Not Manchin, the other Joe
Paralysis in the face of the greatest calamity the world has ever known is a shocking indictment of U.S. capitalist democracy. The richest country in the world – one that spends about a trillion dollars on defense and security every year — is apparently incapable of adjusting its political and economic order sufficient to head off the end of human civilization. The answer to the climate and wider environmental crisis is not obscure – stop burning fossil fuels. But since the correlate of that solution is establishment of a regulatory capitalism (or democratic socialism) distant from the current neo-liberal order, the captains of industry and their congressional, executive, and judicial branch allies answer NO! The fossil fuel magnates and their friends in the home building, automotive, aerospace, defense, and chemical industries would literally rather be dead – or murder their grandchildren — than strand their assets. Capitalist democracy today is a death cult.

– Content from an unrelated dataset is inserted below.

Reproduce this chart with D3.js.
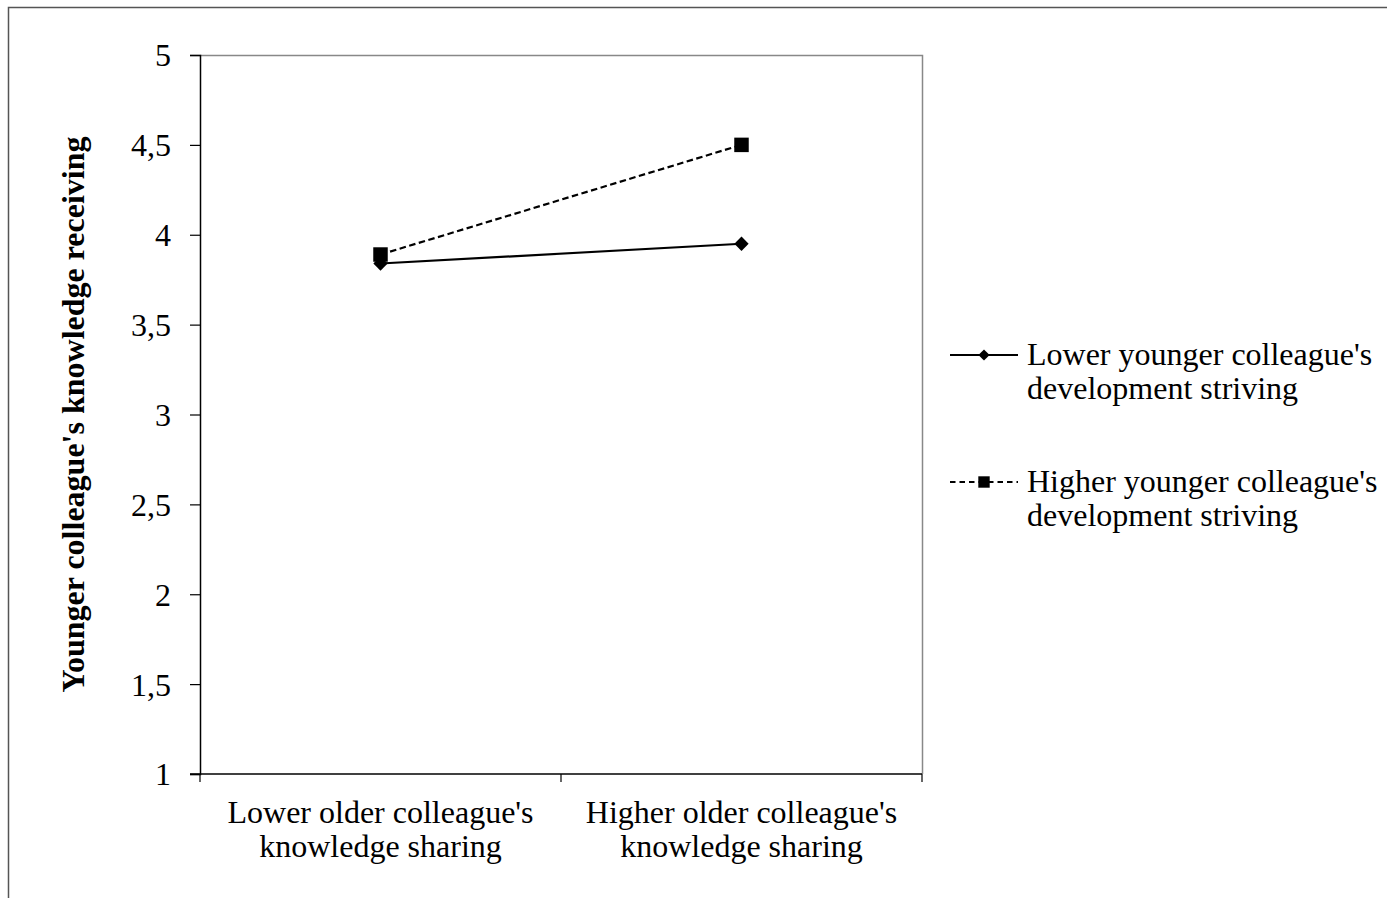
<!DOCTYPE html>
<html>
<head>
<meta charset="utf-8">
<script src="https://cdn.jsdelivr.net/npm/d3@7"></script>
<style>
  body { margin: 0; background: #fff; }
  text { font-family: "Liberation Serif", "Times New Roman", serif; fill: #000; }
</style>
</head>
<body>
<div id="chart"></div>
<script>
// Chart values
const categories = [
  ["Lower older colleague's", "knowledge sharing"],
  ["Higher older colleague's", "knowledge sharing"]
];
const lowerStriving = [3.84, 3.95];
const higherStriving = [3.89, 4.5];
const seriesNames = [
  ["Lower younger colleague's", "development striving"],
  ["Higher younger colleague's", "development striving"]
];
const yTicks = [1, 1.5, 2, 2.5, 3, 3.5, 4, 4.5, 5];
const yTitle = "Younger colleague's knowledge receiving";

const width = 1387, height = 898;
const margin = { top: 55, right: 465, bottom: 124, left: 200 };
const innerW = width - margin.left - margin.right;
const innerH = height - margin.top - margin.bottom;
const fontSize = 32;

const svg = d3.select('#chart').append('svg')
  .attr('width', width)
  .attr('height', height);

// outer frame
svg.append('rect')
  .attr('x', 8.5).attr('y', 7.5)
  .attr('width', 1400).attr('height', 900)
  .attr('fill', 'none')
  .attr('stroke', '#555')
  .attr('stroke-width', 1.5);

const g = svg.append('g')
  .attr('transform', `translate(${margin.left},${margin.top})`);

const xScale = d3.scaleBand()
  .domain(d3.range(categories.length))
  .range([0, innerW]);

const yScale = d3.scaleLinear()
  .domain([1, 5])
  .range([innerH, 0]);

// plot border top and right
g.append('path')
  .attr('d', `M0,0.5H${innerW + 0.5}V${innerH}`)
  .attr('fill', 'none')
  .attr('stroke', '#888')
  .attr('stroke-width', 1.5);

// y axis
const yAxis = d3.axisLeft(yScale)
  .tickValues(yTicks)
  .tickSize(10)
  .tickPadding(19)
  .tickFormat(d => String(d).replace('.', ','));

const yAxisG = g.append('g').call(yAxis)
  .attr('font-family', null)
  .attr('font-size', null);
yAxisG.select('.domain').attr('stroke', '#000').attr('stroke-width', 1.5);
yAxisG.selectAll('.tick line').attr('stroke', '#000').attr('stroke-width', 1.2);
yAxisG.selectAll('.tick text')
  .attr('font-size', fontSize)
  .attr('dy', '0.34em');

// x axis: ticks at category boundaries
const xAxisG = g.append('g').attr('transform', `translate(0,${innerH})`);
xAxisG.append('line')
  .attr('x1', -10).attr('x2', innerW)
  .attr('stroke', '#000').attr('stroke-width', 1.5);
const bounds = d3.range(categories.length + 1).map(i => i * xScale.step());
xAxisG.selectAll('.xtick')
  .data(bounds)
  .join('line')
  .attr('class', 'xtick')
  .attr('x1', d => d).attr('x2', d => d)
  .attr('y1', 0).attr('y2', 8)
  .attr('stroke', '#000').attr('stroke-width', 1.2);

const xLabels = xAxisG.selectAll('.xlabel')
  .data(categories)
  .join('text')
  .attr('class', 'xlabel')
  .attr('text-anchor', 'middle')
  .attr('font-size', fontSize)
  .attr('transform', (d, i) => `translate(${xScale(i) + xScale.bandwidth() / 2},49)`);
xLabels.selectAll('tspan')
  .data(d => d)
  .join('tspan')
  .attr('x', 0)
  .attr('dy', (d, i) => i === 0 ? 0 : 34)
  .text(d => d);

// y title
svg.append('text')
  .attr('transform', `translate(84,${margin.top + innerH / 2}) rotate(-90)`)
  .attr('text-anchor', 'middle')
  .attr('font-size', fontSize)
  .attr('font-weight', 'bold')
  .text(yTitle);

// series
const cx = i => xScale(i) + xScale.bandwidth() / 2;
const line = d3.line()
  .x((d, i) => cx(i))
  .y(d => yScale(d));

g.append('path')
  .datum(lowerStriving)
  .attr('d', line)
  .attr('fill', 'none')
  .attr('stroke', '#000')
  .attr('stroke-width', 2.2);

g.append('path')
  .datum(higherStriving)
  .attr('d', line)
  .attr('fill', 'none')
  .attr('stroke', '#000')
  .attr('stroke-width', 2.2)
  .attr('stroke-dasharray', '6.5,3.5');

const diamond = d3.symbol().type(d3.symbolDiamond2).size(130);
const square = d3.symbol().type(d3.symbolSquare).size(210);

g.selectAll('.sq')
  .data(higherStriving)
  .join('path')
  .attr('class', 'sq')
  .attr('d', square)
  .attr('transform', (d, i) => `translate(${cx(i)},${yScale(d)})`)
  .attr('fill', '#000');

g.selectAll('.dm')
  .data(lowerStriving)
  .join('path')
  .attr('class', 'dm')
  .attr('d', diamond)
  .attr('transform', (d, i) => `translate(${cx(i)},${yScale(d)})`)
  .attr('fill', '#000');

// legend
const legend = svg.append('g').attr('transform', 'translate(950,355)');
const items = legend.selectAll('.item')
  .data(seriesNames)
  .join('g')
  .attr('class', 'item')
  .attr('transform', (d, i) => `translate(0,${i * 127})`);

items.append('line')
  .attr('x1', 0).attr('x2', 68)
  .attr('stroke', '#000')
  .attr('stroke-width', 2)
  .attr('stroke-dasharray', (d, i) => i === 0 ? null : '5.5,4');

items.append('path')
  .attr('d', (d, i) => i === 0 ? d3.symbol().type(d3.symbolDiamond2).size(80)() : d3.symbol().type(d3.symbolSquare).size(130)())
  .attr('transform', 'translate(34,0)')
  .attr('fill', '#000');

items.append('text')
  .attr('font-size', fontSize)
  .attr('y', 10)
  .selectAll('tspan')
  .data(d => d)
  .join('tspan')
  .attr('x', 77)
  .attr('dy', (d, i) => i === 0 ? 0 : 34)
  .text(d => d);
</script>
</body>
</html>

Clearly then, the failure to address climate change cannot be laid at the feet of the coal-baron senator from West Virginia, a state with a population smaller than Latvia’s. He may be a heartless and corrupt bastard, but he’s hardly the only one. Nor is it the fault of Joe Biden, weak political vessel though he is. But the president could take steps tomorrow that would significantly slow global warming while at the same time improving his dismal standing in the polls. In addition to the actions outlined above, he could boldly declare a “climate emergency,” restricting international trade in fossil fuel, enabling emergency investments in green jobs and technology; and enhancing climate change mitigation and adaptation across the country.
I’m not frankly optimistic. But sometimes self-interest and political right coincide, and this might be one of those occasions. With enough popular protest and congressional prodding, the U.S. president could wind up doing the right thing — having tried everything else.
(Stephen F. Eisenman is Professor Emeritus of Art History at Northwestern University and the author of Gauguin’s Skirt (Thames and Hudson, 1997), The Abu Ghraib Effect (Reaktion, 2007), The Cry of Nature: Art and the Making of Animal Rights (Reaktion, 2015) and many other books. He is also co-founder of the environmental justice non-profit, Anthropocene Alliance. He and the artist Sue Coe and now preparing for publication part two of their series for Rotland Press, American Fascism Now. This article was featured in Counter Punch.)